Me: Oh, shi-- shucks! See, I never swear!


Jenny: Ms. Backes, why are you drinking coffee at 2:30 in the afternoon?
Me: Um.... let's just say it's because crack is illegal.
Summer: Ha ha! I'm totally going to steal that!
Me: D'oh!

Ivy: Ms. Backes?
Me: Yes?
Ivy: Kyle's scared.
Me: Of what?
Summer: He thinks you're going crazy!!
Me: Ha! I am! If I'm not here on Monday it's because the nice men in white jackets came for me!



2nd period.

Kristine: That's a nice fence you're drawing. You have a lot of barbed wire, though. It's expensive!
Marsha: Yeah... no one will get into this field.
Kristine: Where do you buy all this barbed wire?
Andrew: At the Hitler Warehouse!!


Me: What does that look like to you?
Kristine: A cow?
Me: Ha! I totally can draw a cow!
Everyone: ...?
Me: My 6th period class and I got into a big fight about whether or not I could draw a good cow.
Beth: My sister's in your 6th period class.
Me: I know. She was one of the people fighting with me!
Beth: (nodding wisely) We're good at fighting.

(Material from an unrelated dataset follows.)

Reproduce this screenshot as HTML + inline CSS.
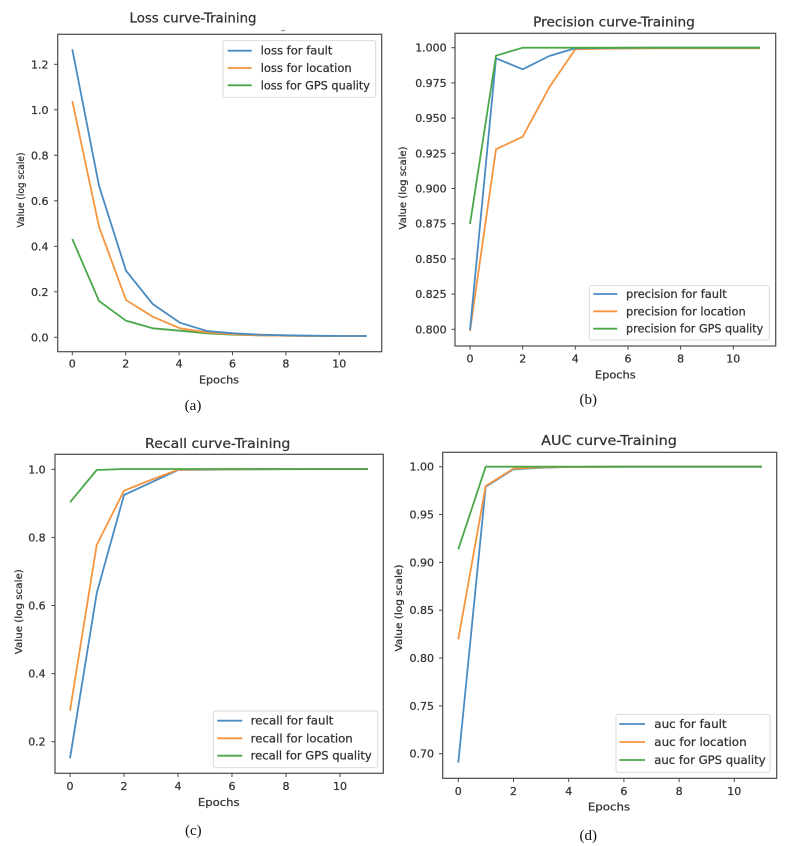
<!DOCTYPE html>
<html><head><meta charset="utf-8"><style>
html,body{margin:0;padding:0;background:#fff;}
svg{display:block;}
text{font-family:"DejaVu Sans","Liberation Sans",sans-serif;fill:#333;stroke:#333;stroke-width:0.25;}
.t{font-size:13.5px;}
.tk{font-size:11px;}
.lg{font-size:11.5px;}
.ax{font-size:10.5px;}
.yl{font-size:9.5px;}
.cap{font-family:"Liberation Serif","DejaVu Serif",serif;font-size:15px;fill:#111;stroke:none;}
.sp{fill:none;stroke:#4a4a4a;stroke-width:1.2;}
.tm{stroke:#4a4a4a;stroke-width:1;}
.b{fill:none;stroke:#4a8bc2;stroke-width:1.8;stroke-linejoin:round;}
.o{fill:none;stroke:#f5953f;stroke-width:1.8;stroke-linejoin:round;}
.g{fill:none;stroke:#4aa84a;stroke-width:1.8;stroke-linejoin:round;}
.lb{fill:#fff;stroke:#d6d6d6;stroke-width:0.9;}
</style></head><body>
<svg width="793" height="846" viewBox="0 0 793 846" xmlns="http://www.w3.org/2000/svg">
<!-- ================= Panel A ================= -->
<text class="t" x="193" y="22.7" text-anchor="middle" textLength="127" lengthAdjust="spacingAndGlyphs">Loss curve-Training</text>
<line x1="281" y1="30.7" x2="285" y2="30.7" stroke="#666" stroke-width="0.8"/>
<rect class="sp" x="57.7" y="34.3" width="324" height="317.4"/>
<g class="tm">
<line x1="54" y1="337.3" x2="57.7" y2="337.3"/><line x1="54" y1="291.8" x2="57.7" y2="291.8"/><line x1="54" y1="246.3" x2="57.7" y2="246.3"/><line x1="54" y1="200.8" x2="57.7" y2="200.8"/><line x1="54" y1="155.3" x2="57.7" y2="155.3"/><line x1="54" y1="109.8" x2="57.7" y2="109.8"/><line x1="54" y1="64.3" x2="57.7" y2="64.3"/>
<line x1="72.3" y1="351.7" x2="72.3" y2="355.3"/><line x1="125.7" y1="351.7" x2="125.7" y2="355.3"/><line x1="179.1" y1="351.7" x2="179.1" y2="355.3"/><line x1="232.5" y1="351.7" x2="232.5" y2="355.3"/><line x1="285.9" y1="351.7" x2="285.9" y2="355.3"/><line x1="339.3" y1="351.7" x2="339.3" y2="355.3"/>
</g>
<g class="tk" text-anchor="end">
<text x="48.5" y="341.3">0.0</text><text x="48.5" y="295.8">0.2</text><text x="48.5" y="250.3">0.4</text><text x="48.5" y="204.8">0.6</text><text x="48.5" y="159.3">0.8</text><text x="48.5" y="113.8">1.0</text><text x="48.5" y="68.3">1.2</text>
</g>
<g class="tk" text-anchor="middle">
<text x="72.3" y="367.5">0</text><text x="125.7" y="367.5">2</text><text x="179.1" y="367.5">4</text><text x="232.5" y="367.5">6</text><text x="285.9" y="367.5">8</text><text x="339.3" y="367.5">10</text>
</g>
<text class="ax" x="219" y="383.5" text-anchor="middle" textLength="40" lengthAdjust="spacingAndGlyphs">Epochs</text>
<text class="yl" transform="translate(24,190) rotate(-90)" text-anchor="middle" textLength="75" lengthAdjust="spacingAndGlyphs">Value (log scale)</text>
<text class="cap" x="193" y="410" text-anchor="middle">(a)</text>
<polyline class="g" points="72.3,239 99,301 126,320.7 152.7,328.3 180,330.7 206.7,333.3 233.3,334.7 260,335.3 286.7,335.7 313.3,336 340,336 366.7,336"/>
<polyline class="o" points="72.3,101 99,226.7 126,300 152.7,316.7 180,328.3 206.7,332.3 233.3,334.3 260,335.3 286.7,335.7 313.3,336 340,336 366.7,336"/>
<polyline class="b" points="72.3,49.3 99,185.7 126,270.7 152.7,304 180,322.7 206.7,331 233.3,333.3 260,334.7 286.7,335.3 313.3,335.7 340,336 366.7,336"/>
<rect class="lb" x="223" y="40.7" width="152.7" height="56.6" rx="2"/>
<line class="b" x1="227.7" y1="50.7" x2="251.7" y2="50.7"/>
<line class="o" x1="227.7" y1="68" x2="251.7" y2="68"/>
<line class="g" x1="227.7" y1="85.3" x2="251.7" y2="85.3"/>
<text class="lg" x="260.7" y="54.7" textLength="71.7" lengthAdjust="spacingAndGlyphs">loss for fault</text>
<text class="lg" x="260.7" y="72" textLength="91" lengthAdjust="spacingAndGlyphs">loss for location</text>
<text class="lg" x="260.7" y="89.3" textLength="109.3" lengthAdjust="spacingAndGlyphs">loss for GPS quality</text>

<!-- ================= Panel B ================= -->
<text class="t" x="614" y="26.5" text-anchor="middle" textLength="161.7" lengthAdjust="spacingAndGlyphs">Precision curve-Training</text>
<rect class="sp" x="455" y="33.3" width="320.7" height="312.7"/>
<g class="tm">
<line x1="451.3" y1="47.7" x2="455" y2="47.7"/><line x1="451.3" y1="82.9" x2="455" y2="82.9"/><line x1="451.3" y1="118.1" x2="455" y2="118.1"/><line x1="451.3" y1="153.3" x2="455" y2="153.3"/><line x1="451.3" y1="188.5" x2="455" y2="188.5"/><line x1="451.3" y1="223.7" x2="455" y2="223.7"/><line x1="451.3" y1="258.9" x2="455" y2="258.9"/><line x1="451.3" y1="294.1" x2="455" y2="294.1"/><line x1="451.3" y1="329.3" x2="455" y2="329.3"/>
<line x1="470" y1="346" x2="470" y2="349.7"/><line x1="522.7" y1="346" x2="522.7" y2="349.7"/><line x1="575.3" y1="346" x2="575.3" y2="349.7"/><line x1="628" y1="346" x2="628" y2="349.7"/><line x1="680.6" y1="346" x2="680.6" y2="349.7"/><line x1="733.3" y1="346" x2="733.3" y2="349.7"/>
</g>
<g class="tk" text-anchor="end">
<text x="446.7" y="51.7">1.000</text><text x="446.7" y="86.9">0.975</text><text x="446.7" y="122.1">0.950</text><text x="446.7" y="157.3">0.925</text><text x="446.7" y="192.5">0.900</text><text x="446.7" y="227.7">0.875</text><text x="446.7" y="262.9">0.850</text><text x="446.7" y="298.1">0.825</text><text x="446.7" y="333.3">0.800</text>
</g>
<g class="tk" text-anchor="middle">
<text x="470" y="362.5">0</text><text x="522.7" y="362.5">2</text><text x="575.3" y="362.5">4</text><text x="628" y="362.5">6</text><text x="680.6" y="362.5">8</text><text x="733.3" y="362.5">10</text>
</g>
<text class="ax" x="615.3" y="378.3" text-anchor="middle" textLength="40.7" lengthAdjust="spacingAndGlyphs">Epochs</text>
<text class="yl" transform="translate(406,188) rotate(-90)" text-anchor="middle" textLength="83" lengthAdjust="spacingAndGlyphs">Value (log scale)</text>
<text class="cap" x="588.3" y="404" text-anchor="middle">(b)</text>
<polyline class="o" points="470,331 496,149.3 522.7,136.7 549.3,87.3 575.3,49.3 602,48.7 628,48.5 655,48.4 681,48.3 708,48.3 734,48.3 760,48.3"/>
<polyline class="b" points="470,330 496,58.3 522.7,69.3 549.3,56 575.3,48.3 602,48 628,47.8 655,47.7 681,47.7 708,47.7 734,47.7 760,47.7"/>
<polyline class="g" points="470,224 496,55.7 522.7,47.7 549.3,47.7 575.3,47.7 602,47.7 628,47.7 655,47.7 681,47.7 708,47.7 734,47.7 760,47.7"/>
<rect class="lb" x="589.3" y="285.7" width="180" height="54.3" rx="2"/>
<line class="b" x1="593.3" y1="294" x2="617.3" y2="294"/>
<line class="o" x1="593.3" y1="311.3" x2="617.3" y2="311.3"/>
<line class="g" x1="593.3" y1="328.7" x2="617.3" y2="328.7"/>
<text class="lg" x="626" y="298" textLength="100.7" lengthAdjust="spacingAndGlyphs">precision for fault</text>
<text class="lg" x="626" y="315.3" textLength="119.7" lengthAdjust="spacingAndGlyphs">precision for location</text>
<text class="lg" x="626" y="332.7" textLength="137.3" lengthAdjust="spacingAndGlyphs">precision for GPS quality</text>

<!-- ================= Panel C ================= -->
<text class="t" x="217.7" y="448" text-anchor="middle" textLength="145.3" lengthAdjust="spacingAndGlyphs">Recall curve-Training</text>
<rect class="sp" x="55" y="454.3" width="328.3" height="319"/>
<g class="tm">
<line x1="51.3" y1="469.3" x2="55" y2="469.3"/><line x1="51.3" y1="537.4" x2="55" y2="537.4"/><line x1="51.3" y1="605.5" x2="55" y2="605.5"/><line x1="51.3" y1="673.6" x2="55" y2="673.6"/><line x1="51.3" y1="741.7" x2="55" y2="741.7"/>
<line x1="70" y1="773.3" x2="70" y2="777"/><line x1="124" y1="773.3" x2="124" y2="777"/><line x1="178" y1="773.3" x2="178" y2="777"/><line x1="232" y1="773.3" x2="232" y2="777"/><line x1="286" y1="773.3" x2="286" y2="777"/><line x1="340" y1="773.3" x2="340" y2="777"/>
</g>
<g class="tk" text-anchor="end">
<text x="45.7" y="473.3">1.0</text><text x="45.7" y="541.4">0.8</text><text x="45.7" y="609.5">0.6</text><text x="45.7" y="677.6">0.4</text><text x="45.7" y="745.7">0.2</text>
</g>
<g class="tk" text-anchor="middle">
<text x="70" y="790">0</text><text x="124" y="790">2</text><text x="178" y="790">4</text><text x="232" y="790">6</text><text x="286" y="790">8</text><text x="340" y="790">10</text>
</g>
<text class="ax" x="218.7" y="806" text-anchor="middle" textLength="41.7" lengthAdjust="spacingAndGlyphs">Epochs</text>
<text class="yl" transform="translate(21.8,611.7) rotate(-90)" text-anchor="middle" textLength="85" lengthAdjust="spacingAndGlyphs">Value (log scale)</text>
<text class="cap" x="193.3" y="835" text-anchor="middle">(c)</text>
<polyline class="b" points="70,758.3 96.7,593.3 124,495 150.7,482.7 178,470 204.7,469.7 232,469.5 259,469.3 286,469.2 313,469.1 340,469 368,469"/>
<polyline class="o" points="70,710.7 96.7,545 124,490.7 150.7,480 178,469.7 204.7,469.4 232,469.3 259,469.2 286,469.1 313,469 340,469 368,469"/>
<polyline class="g" points="70,502.3 96.7,470 124,469 150.7,469 178,469 204.7,469 232,469 259,469 286,469 313,469 340,469 368,469"/>
<rect class="lb" x="213.3" y="711" width="164.4" height="56.7" rx="2"/>
<line class="b" x1="217.3" y1="720.7" x2="242.3" y2="720.7"/>
<line class="o" x1="217.3" y1="738.3" x2="242.3" y2="738.3"/>
<line class="g" x1="217.3" y1="755.7" x2="242.3" y2="755.7"/>
<text class="lg" x="250.7" y="724.7" textLength="82.7" lengthAdjust="spacingAndGlyphs">recall for fault</text>
<text class="lg" x="250.7" y="742.3" textLength="102" lengthAdjust="spacingAndGlyphs">recall for location</text>
<text class="lg" x="250.7" y="759.7" textLength="121" lengthAdjust="spacingAndGlyphs">recall for GPS quality</text>

<!-- ================= Panel D ================= -->
<text class="t" x="609" y="445" text-anchor="middle" textLength="135.7" lengthAdjust="spacingAndGlyphs">AUC curve-Training</text>
<rect class="sp" x="442.7" y="452.3" width="334" height="326"/>
<g class="tm">
<line x1="439" y1="466.7" x2="442.7" y2="466.7"/><line x1="439" y1="514.5" x2="442.7" y2="514.5"/><line x1="439" y1="562.4" x2="442.7" y2="562.4"/><line x1="439" y1="610.2" x2="442.7" y2="610.2"/><line x1="439" y1="658" x2="442.7" y2="658"/><line x1="439" y1="705.9" x2="442.7" y2="705.9"/><line x1="439" y1="753.7" x2="442.7" y2="753.7"/>
<line x1="458.3" y1="778.3" x2="458.3" y2="782"/><line x1="513.5" y1="778.3" x2="513.5" y2="782"/><line x1="568.7" y1="778.3" x2="568.7" y2="782"/><line x1="623.9" y1="778.3" x2="623.9" y2="782"/><line x1="679.1" y1="778.3" x2="679.1" y2="782"/><line x1="734.3" y1="778.3" x2="734.3" y2="782"/>
</g>
<g class="tk" text-anchor="end">
<text x="434" y="470.7">1.00</text><text x="434" y="518.5">0.95</text><text x="434" y="566.4">0.90</text><text x="434" y="614.2">0.85</text><text x="434" y="662">0.80</text><text x="434" y="709.9">0.75</text><text x="434" y="757.7">0.70</text>
</g>
<g class="tk" text-anchor="middle">
<text x="458.3" y="795">0</text><text x="513.5" y="795">2</text><text x="568.7" y="795">4</text><text x="623.9" y="795">6</text><text x="679.1" y="795">8</text><text x="734.3" y="795">10</text>
</g>
<text class="ax" x="609" y="810.5" text-anchor="middle" textLength="42.3" lengthAdjust="spacingAndGlyphs">Epochs</text>
<text class="yl" transform="translate(401.8,608) rotate(-90)" text-anchor="middle" textLength="87" lengthAdjust="spacingAndGlyphs">Value (log scale)</text>
<text class="cap" x="588.3" y="840" text-anchor="middle">(d)</text>
<polyline class="b" points="458.3,762.7 485.7,486.7 513.3,469.3 540.7,467.7 568,467 596,466.8 623.9,466.7 651.5,466.7 679.1,466.7 706.7,466.7 734.3,466.7 762,466.7"/>
<polyline class="o" points="458.3,639.3 485.7,486 513.3,468.7 540.7,467.3 568,467 596,466.8 623.9,466.7 651.5,466.7 679.1,466.7 706.7,466.7 734.3,466.7 762,466.7"/>
<polyline class="g" points="458.3,549.3 485.7,466.7 513.3,466.7 540.7,466.7 568,466.7 596,466.7 623.9,466.7 651.5,466.7 679.1,466.7 706.7,466.7 734.3,466.7 762,466.7"/>
<rect class="lb" x="616" y="714.3" width="154" height="58" rx="2"/>
<line class="b" x1="619.3" y1="724" x2="645" y2="724"/>
<line class="o" x1="619.3" y1="742" x2="645" y2="742"/>
<line class="g" x1="619.3" y1="760" x2="645" y2="760"/>
<text class="lg" x="654.3" y="728" textLength="72.3" lengthAdjust="spacingAndGlyphs">auc for fault</text>
<text class="lg" x="654.3" y="746" textLength="92.3" lengthAdjust="spacingAndGlyphs">auc for location</text>
<text class="lg" x="654.3" y="764" textLength="111.3" lengthAdjust="spacingAndGlyphs">auc for GPS quality</text>
</svg>
</body></html>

Eddy: Ms. Backes is doing the crossword!
Kristine: Oh, really?
Me: Yes..... badly.
Eddy: She does it every morning!
Me: No I don't!
Eddy: Yes you do! Every morning you sit in the back and do the crossword!
Me: Eddy, that is patently false. In fact, this is the first time all year that I've done the crossword!
Eddy: Well, you read the paper every morning!
Me: Well, that's true.
Eddy: So what do you do with the paper if you're not doing the crossword?
Me: I **READ** it. I take the information into my brain.
Eddy: But..... but that's BORING!!!





12.2.04

Ellery: Ms. Backes, do you know where we turn these in?
Me: Do I know? Let's see, it's an assignment **I** gave you, and ***I'm*** going to be grading it, so yes, I suppose I know where you turn it in.
Ellery: So.....where?
Me: To me! You turn it in to me!!


Ivy: Ms. Backes, how old are you?
Walt: 24! She's 24!
Me: That's right.
Summer: I always think you're 22!
Xander: I thought you were 21!
Me: It's easy to remember, because it's the same as the year. 24, 2004. In 2005 I'll be 25.
Elliot: So... were you born in 1980?
Me: Yup.
Elliot: Me too!
Me: YOU were born in 1980??
Elliot: Oh. Um. No. I mean 1990.
Me: Oh, well that's very different, isn't it?